Arrêt du 17 janvier 2025 – page 6
2) Sur les autres demandes :
Partie succombante, la SNCF est condamnée aux dépens de première instance et d’appel et déboutée en conséquence de sa demande d’indemnité de procédure.
L’équité commande enfin de la condamner à payer à M. [H] la somme de 3 500 euros sur le fondement de l’article 700 du code de procédure civile.

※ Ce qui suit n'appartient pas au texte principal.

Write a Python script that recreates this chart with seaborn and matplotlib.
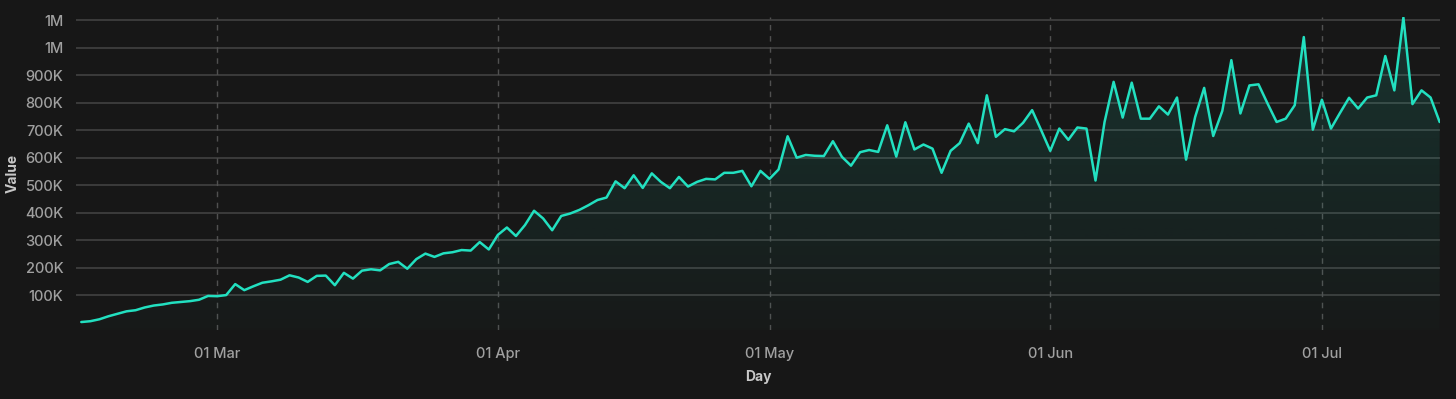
import numpy as np
import pandas as pd
import matplotlib
matplotlib.use('Agg')
import matplotlib.pyplot as plt
import matplotlib.dates as mdates
from matplotlib.ticker import FuncFormatter, FixedLocator
import seaborn as sns

# daily values in thousands, starting 14 Feb
start_date = '2023-02-14'
values_k = [
    2, 5, 12, 23, 32, 41, 45, 55, 62, 66, 72, 75, 78, 83, 97, 96, 100, 140, 118, 132,
    145, 150, 156, 172, 164, 148, 170, 171, 136, 181, 160, 189, 194, 190, 213, 221, 196, 231, 251, 239,
    252, 256, 264, 262, 293, 266, 319, 346, 315, 355, 407, 379, 336, 388, 397, 410, 427, 446, 455, 514,
    489, 536, 490, 543, 512, 489, 530, 495, 512, 523, 521, 545, 545, 552, 496, 552, 523, 557, 678, 600,
    610, 607, 606, 660, 603, 571, 620, 628, 621, 718, 604, 729, 630, 648, 633, 545, 625, 653, 724, 653,
    827, 676, 704, 696, 727, 773, 700, 625, 706, 665, 710, 706, 517, 730, 876, 746, 873, 742, 742, 787,
    757, 819, 593, 748, 854, 679, 770, 955, 761, 863, 867, 797, 730, 742, 791, 1039, 702, 811, 706, 763,
    818, 779, 819, 827, 970, 845, 1110, 795, 845, 819, 730,
]
y_ticks = [100_000 * k for k in range(1, 12)]

df = pd.DataFrame({
    'Day': pd.date_range(start_date, periods=len(values_k), freq='D'),
    'Value': np.array(values_k) * 1000.0,
})

bg = '#171717'
line_color = '#22e0c0'

sns.set_style('dark')
plt.rcParams['font.family'] = ['Inter', 'DejaVu Sans']

fig = plt.figure(figsize=(14.56, 3.99), dpi=100, facecolor=bg)
ax = fig.add_axes([76 / 1456, 1 - 330 / 399, (1440 - 76) / 1456, (330 - 17) / 399])
ax.set_facecolor(bg)

x0 = df['Day'].iloc[0] - pd.Timedelta(hours=14)
x1 = df['Day'].iloc[-1] + pd.Timedelta(hours=1)
ax.set_xlim(x0, x1)
ax.set_ylim(-27_000, 1_112_000)

# gradient fill under the line
fill = ax.fill_between(df['Day'], df['Value'], -27_000, facecolor='none', edgecolor='none')
grad = np.zeros((256, 2, 4))
rgb = matplotlib.colors.to_rgb(line_color)
grad[..., 0], grad[..., 1], grad[..., 2] = rgb
grad[..., 3] = np.linspace(0.15, 0.015, 256)[:, None]
xl = mdates.date2num([x0, x1])
img = ax.imshow(grad, aspect='auto', extent=[xl[0], xl[1], -27_000, 1_112_000],
                origin='upper', zorder=1)
img.set_clip_path(fill.get_paths()[0], transform=ax.transData)

sns.lineplot(data=df, x='Day', y='Value', ax=ax, color=line_color, linewidth=1.8, zorder=3)

# grid
ax.yaxis.set_major_locator(FixedLocator(y_ticks))
ax.yaxis.set_major_formatter(FuncFormatter(
    lambda v, p: f'{v / 1e6:.0f}M' if v >= 1e6 else f'{v / 1e3:.0f}K'))
ax.xaxis.set_major_locator(mdates.MonthLocator())
ax.xaxis.set_major_formatter(mdates.DateFormatter('%d %b'))
ax.grid(False)
for yv in y_ticks:
    ax.axhline(yv, color='#3c3c3c', linewidth=1.4, zorder=0.5)
for m in pd.date_range('2023-03-01', '2023-07-01', freq='MS'):
    ax.axvline(m, color='#505050', linewidth=1.0, linestyle=(0, (4, 4)), zorder=0.6)

for s in ax.spines.values():
    s.set_visible(False)
ax.tick_params(axis='both', length=0, labelsize=10.5, colors='#a0a0a0')
ax.tick_params(axis='y', pad=9)
ax.tick_params(axis='x', pad=12)
for lab in ax.get_xticklabels() + ax.get_yticklabels():
    lab.set_fontweight('medium')

ax.set_xlabel('Day', color='#c8c8c8', fontsize=10, fontweight='bold', labelpad=7)
ax.set_ylabel('Value', color='#c8c8c8', fontsize=10, fontweight='bold', labelpad=4)

fig.savefig('out.png', dpi=100, facecolor=bg)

La cour, statuant par arrêt contradictoire prononcé par mise à disposition du greffe :
INFIRME le jugement déféré en toutes ses dispositions ;
STATUANT À NOUVEAU DES CHEFS INFIRMÉS et AJOUTANT :
DIT que la clause de dédit-formation insérée dans le contrat de travail de M. [E] [H] est nulle ;
DÉBOUTE en conséquence la SA SNCF de sa demande en paiement d’une indemnité de dédit-formation ;
La CONDAMNE à payer à M. [H] la somme de 3 500 € en application de l’article 700 du code de procédure civile ;
CONDAMNE la SA SNCF aux dépens de première instance et d’appel et la déboute de sa propre demande d’indemnité de procédure.
Ainsi fait, jugé et prononcé les jour, mois et an que dessus ;
En foi de quoi, la minute du présent arrêt a été signée par Mme VIOCHE, présidente de chambre, et Mme DELPLACE, greffière à laquelle la minute a été remise par le magistrat signataire.